Tuesday, March 9, 2010

Searching for Chelsea

When I pulled up at the bank parking lot, a volunteer came up to my car and said that there were a thousand volunteers today and that I'd have to park a ways down the road. Walking back towards the staging area, I was wondering if it really made any difference that one more person would make. The line to get registered was about 80 long and it didn't move for about thirty minutes. A volunteer yelled out that we would be processed when the latest batch left the staging area. We were offered snack bars and water, but I already had my camelbak and own food.

The line moved rapidly once it started. My ID and registration form were quickly processed, my wrist band applied and we were placed in groups of eighteen. A big, imposing gentleman asked for people with police or armed forces training, to lead the groups. I wanted to volunteer for steeper, brush terrain, but didn't want to get in the way of those processing the groups of people. There were prepared lunches supplied by local businesses and the entire operation was pretty efficient, considering it was volunteer based and quickly put together. Only short side was no toilets in evidence. After about an hour of processing, I was glad to be in a group and able to find a bathroom before we staged in cars in the Von's parking lot.
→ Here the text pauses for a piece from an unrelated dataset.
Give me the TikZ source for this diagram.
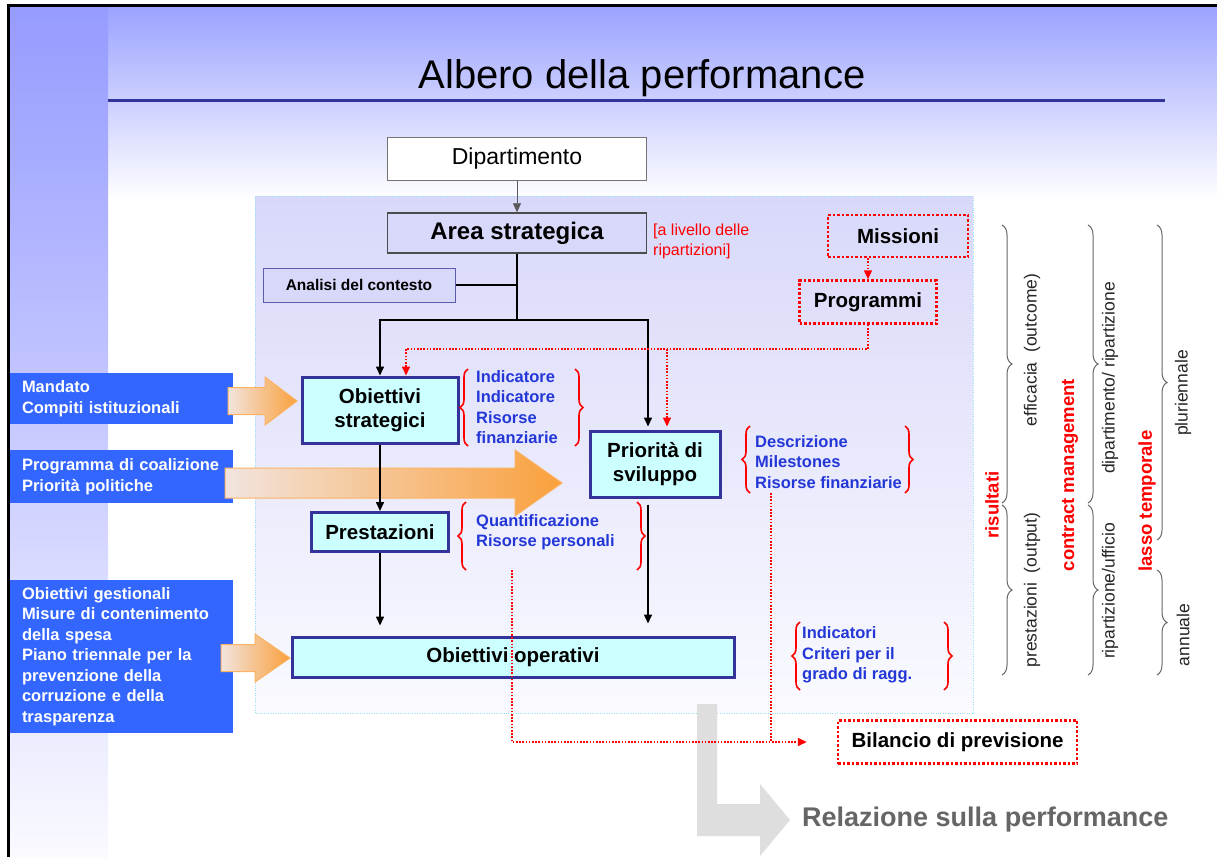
\documentclass[tikz,border=0pt]{standalone}
\usepackage{fontspec}
\setmainfont{Liberation Sans}
\usetikzlibrary{arrows.meta,decorations.pathreplacing}

\definecolor{slideblue}{RGB}{150,155,255}
\definecolor{topblue}{RGB}{155,162,255}
\definecolor{panelblue}{RGB}{216,216,250}
\definecolor{panelfoot}{RGB}{250,250,255}
\definecolor{boxcyan}{RGB}{204,255,255}
\definecolor{boxborder}{RGB}{51,51,153}
\definecolor{inputblue}{RGB}{51,102,255}
\definecolor{noteblue}{RGB}{35,55,215}
\definecolor{arrowlight}{RGB}{242,228,222}
\definecolor{arroworange}{RGB}{250,160,60}

\begin{document}
\begin{tikzpicture}[
        x=1pt, y=-1pt,
        every node/.style={inner sep=0pt},
        plainbox/.style={draw=black!55, line width=0.8pt, fill=white, minimum width=259pt, minimum height=43pt, font=\fontsize{23}{27}\selectfont},
        areabox/.style={draw=black!70, line width=1.5pt, fill=panelblue, minimum width=259pt, minimum height=40pt, font=\fontsize{24}{28}\selectfont\bfseries},
        contextbox/.style={draw=boxborder!80, line width=1pt, fill=panelblue, minimum width=192pt, minimum height=34pt, font=\fontsize{15.5}{18}\selectfont\bfseries},
        objbox/.style={draw=boxborder, line width=3pt, fill=boxcyan, align=center, font=\fontsize{20.5}{24.5}\selectfont\bfseries},
        redbox/.style={draw=red, line width=2.5pt, dash pattern=on 2.5pt off 2pt, font=\fontsize{20.5}{24}\selectfont\bfseries},
        inputbox/.style={fill=inputblue, text=white, text width=199pt, inner xsep=12pt, align=left, font=\fontsize{16.5}{20.5}\selectfont\bfseries},
        notelist/.style={text=noteblue, align=left, font=\fontsize{16.5}{20.5}\selectfont\bfseries},
        sidelabel/.style={rotate=90, text=black!85, font=\fontsize{17.5}{20}\selectfont},
        sidetitle/.style={rotate=90, text=red, font=\fontsize{18.5}{22}\selectfont\bfseries},
        tree/.style={draw, line width=1.5pt},
        treearrow/.style={tree, -{Triangle[length=9pt,width=8pt]}},
        redlink/.style={draw=red, line width=1.6pt, dash pattern=on 1.6pt off 1.6pt},
        redarrow/.style={redlink, -{Triangle[length=9pt,width=8pt]}},
        redbrace/.style={draw=red, line width=1.6pt, decorate, decoration={brace, amplitude=8pt}},
        graybrace/.style={draw=black!60, line width=1pt, decorate, decoration={brace, amplitude=10pt}},
        fatarrow/.style={draw=arroworange!80, line width=1pt, left color=arrowlight, right color=arroworange},
    ]
    \useasboundingbox (0,0) rectangle (1217,857);
    % First we draw the slide background
    \fill[white] (0,0) rectangle (1217,857);
    \path[top color=topblue, bottom color=white] (10,6) rectangle (1217,200);
    \path[top color=slideblue, bottom color=panelfoot] (10,6) rectangle (108,857);
    \draw[line width=3pt] (8.5,857) -- (8.5,5.5) -- (1217,5.5);
    \node[font=\fontsize{40}{48}\selectfont, anchor=base] (titolo) at (642,88) {Albero della performance};
    \draw[line width=3pt, boxborder] (108,100) -- (1165,100);
    \path[top color=panelblue, bottom color=panelfoot, draw=cyan!40, dotted] (255,196) rectangle (973,713);

    % Boxes of the tree
    \node[plainbox] (dip) at (517,159) {Dipartimento};
    \node[areabox] (area) at (517,233) {Area strategica};
    \node[anchor=west, align=left, text=red, font=\fontsize{16}{20}\selectfont] (livello) at (653,241) {[a livello delle\\ripartizioni]};
    \node[contextbox] (analisi) at (359,285) {Analisi del contesto};
    \node[objbox, minimum width=156pt, minimum height=66pt] (obstrat) at (380,410) {Obiettivi\\strategici};
    \node[objbox, minimum width=130pt, minimum height=66pt] (priorita) at (655,464) {Priorità di\\sviluppo};
    \node[objbox, minimum width=137pt, minimum height=39pt] (prestaz) at (380,532) {Prestazioni};
    \node[objbox, minimum width=442pt, minimum height=40pt] (oboper) at (513,657) {Obiettivi operativi};
    \node[redbox, minimum width=140pt, minimum height=42pt] (missioni) at (898,236) {Missioni};
    \node[redbox, minimum width=137pt, minimum height=43pt] (programmi) at (868,302) {Programmi};
    \node[redbox, minimum width=239pt, minimum height=43pt] (bilancio) at (957.5,742) {Bilancio di previsione};

    % Inputs on the left
    \node[inputbox, minimum height=51pt] (mandato) at (121.5,398.5) {Mandato\\Compiti istituzionali};
    \node[inputbox, minimum height=53pt] (coalizione) at (121.5,476.5) {Programma di coalizione\\Priorità politiche};
    \node[inputbox, minimum height=153pt] (gestionali) at (121.5,656.5) {Obiettivi gestionali\\Misure di contenimento\\della spesa\\Piano triennale per la\\prevenzione della\\corruzione e della\\trasparenza};
    \foreach \xa/\xb/\xc/\yc/\sh/\hd in {228/265/297/401/13.5/24, 225/515/562/483/15/33, 221/255/290/658/13.5/24}
        \draw[fatarrow] (\xa,\yc-\sh) -- (\xb,\yc-\sh) -- (\xb,\yc-\hd) -- (\xc,\yc)
            -- (\xb,\yc+\hd) -- (\xb,\yc+\sh) -- (\xa,\yc+\sh) -- cycle;

    % Grey arrow to the report
    \fill[black!13] (697,704) -- (717,704) -- (717,804) -- (760,804) -- (760,784) -- (790,820)
        -- (760,856) -- (760,836) -- (697,836) -- cycle;
    \node[anchor=west, text=black!60, font=\fontsize{27}{31}\selectfont\bfseries] (relazione) at (802,820) {Relazione sulla performance};

    % Notes with their braces
    \node[notelist, anchor=west] (indic) at (476,407) {Indicatore\\Indicatore\\Risorse\\finanziarie};
    \node[notelist, anchor=west] (descr) at (755,462) {Descrizione\\Milestones\\Risorse finanziarie};
    \node[notelist, anchor=west] (quant) at (476,532) {Quantificazione\\Risorse personali};
    \node[notelist, anchor=west] (crit) at (802,655) {Indicatori\\Criteri per il\\grado di ragg.};
    \foreach \xl/\xr/\yt/\yb in {468/575/369/446, 750/905/426/493, 466/637/502/570, 800/944/622/690} {
        \draw[redbrace] (\xl,\yb) -- (\xl,\yt);
        \draw[redbrace] (\xr,\yt) -- (\xr,\yb);
    }

    % Connect the boxes of the tree
    \coordinate (fork) at (517,320);
    \coordinate (redlevel) at (0,349);
    \coordinate (blackp) at ([xshift=-7pt]priorita.north);
    \coordinate (redp) at ([xshift=12pt]priorita.north);
    \coordinate (blackq) at ([xshift=-7pt]priorita.south);
    \coordinate (qfoot) at (512,570);
    \coordinate (dfoot) at (771,493);
    \draw[treearrow, draw=black!65, line width=0.8pt] (dip) -- (area);
    \draw[tree] (area.south) -- (fork);
    \draw[tree] (analisi.east) -- (analisi.east -| area.south);
    \draw[treearrow] (fork) -| (obstrat.north);
    \draw[treearrow, shorten >=3pt] (fork) -| (blackp);
    \draw[treearrow] (obstrat.south) -- (prestaz.north);
    \draw[treearrow, shorten >=10pt] (prestaz.south) -- (prestaz.south |- oboper.north);
    \draw[treearrow, shorten <=6pt, shorten >=12pt] (blackq) -- (blackq |- oboper.north);
    % Red dotted links
    \draw[redarrow] (missioni.south -| programmi.north) -- (programmi.north);
    \draw[redarrow] (programmi.south) -- (programmi.south |- redlevel) -| ([xshift=26pt]obstrat.north);
    \draw[redarrow, shorten >=3pt] (redp |- redlevel) -- (redp);
    \draw[redarrow, shorten >=30pt] (qfoot) |- (bilancio.west);
    \draw[redlink] (dfoot) -- (dfoot |- bilancio.west);

    % Labels on the right side
    \foreach \pos/\name/\txt in {{(992,505)/risultati/risultati}, {(1070,475)/contract/contract management}, {(1147,501)/lasso/lasso temporale}}
        \node[sidetitle] (\name) at \pos {\txt};
    \foreach \pos/\name/\txt in {{(1032,350)/efficacia/efficacia\ \ (outcome)}, {(1032,590)/output/prestazioni\ \ (output)},
            {(1110,378)/dipart/{dipartimento/ ripartizione}}, {(1110,591)/ufficio/{ripartizione/ufficio}},
            {(1183,393)/pluri/pluriennale}, {(1183,635)/annuale/annuale}}
        \node[sidelabel] (\name) at \pos {\txt};
    \foreach \xb/\yt/\yb in {1002/225/503, 1002/505/675, 1088/225/503, 1088/505/675, 1157/225/540, 1157/570/675}
        \draw[graybrace] (\xb,\yt) -- (\xb,\yb);
\end{tikzpicture}
\end{document}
The suburban wife driving our minivan knew the family personally through her son and daughter. There were two young mothers, a middle aged female former employee of Mr. King from LA, and another young man from LA in camo pants. We were kind of quiet, but the driver made us feel comfortable. No one exchanged names, it wasn't really that kind of atmosphere. We met the leader at Von's. He was a active duty Navy pilot and had a by the book approach to the initial search. Once we got to the search area (it wasn't obvious to any of us where it was initially), I was glad that my hiking poles were at the ready. The driver shared that her dog was snake bit on the toungue in her back yard. She said the antivenom was quite expensive.

Our grid included an avocado orchard that had seen better days. After an easy part through the grove, we started hitting arroyos choked with heavy brush, nettles and the usual San Diego assortment of prickly plants. We took our time and were led well, making sure that nothing was missed if possible. After we had completed the search area (about an hour and a half), we began to look in a more promising area close to the freeway on kind of a free lance approach. My fellow searchers began making some small talk and became more of a group by our efforts and the lessening of the seriousness that dominated the first phase of the search. The area did not look promising in that it did not look disturbed in any way and it would have been a long carry by the perpetrator in any case.

On the way back from the search site, one of the mothers in my group received a text message that a body had been found. The driver and I expressed our relief at the news. It had never been anything but our commitment to the parents that motivated this turnout. Any parent could be in limbo for years, hanging on to some faint hope that they would see their loved one safe and home. So, the search had ended successfully and I was glad to have helped. You always get that smug satisfaction when you reach out to help someone and the goal you set is realized. Still, there were some voices from my past which seemed to cast a slight depression to my mood.

In the dim past I had been responsible for the lives of children. Working as a child protective social worker in the dependent children section of the juvenile court, my job was to prevent these terrible things from happening to children in my caseload. Granted, the possible victims were not the targets of damaged predators, but rather those who supposedly were related by blood family or boyfriends of same. My caseload was about 40 families and I had never lost a child. That is not to say that mistakes were not made. Mistakes in that line of work stay with you or they change your ability to feel much of anything towards those in your care.

When proposition 13 passed, things changed pretty quickly. The caseloads doubled and I no longer had the time to keep all the balls in the air at one time. My decision was an easy one. There was no way that I was going to be the fall guy for taxpayers who did not want to have the job done properly. It was retraining time.

Sure, every one identifies with the elderly couple in the 1970's that had seen their tax assessment/property value double and triple. But Proposition 13 was such a poorly written bill that it capped commercial property, had no means test, and allowed property to be inherited without reassessment. Plus, it forced the 2/3 majority vote necessary to change taxes. Schools and County government became more dependent on the State government for full funding. So, here we are today. Paralysis in government and competition between very worthy programs such as schools, caring for the sick and elderly, and protection of our children. This is no accident that everything looks like it's falling apart. In addition to the voices from the past, I feel slightly depressed that TV sound bites have come to hold more sway than rational discussion. Even more dark is the feeling that our society has become a bit selfish and the reasons to avoid "wasteful spending" are coupled with astonishment at how the system whose job it is to protect us doesn't work.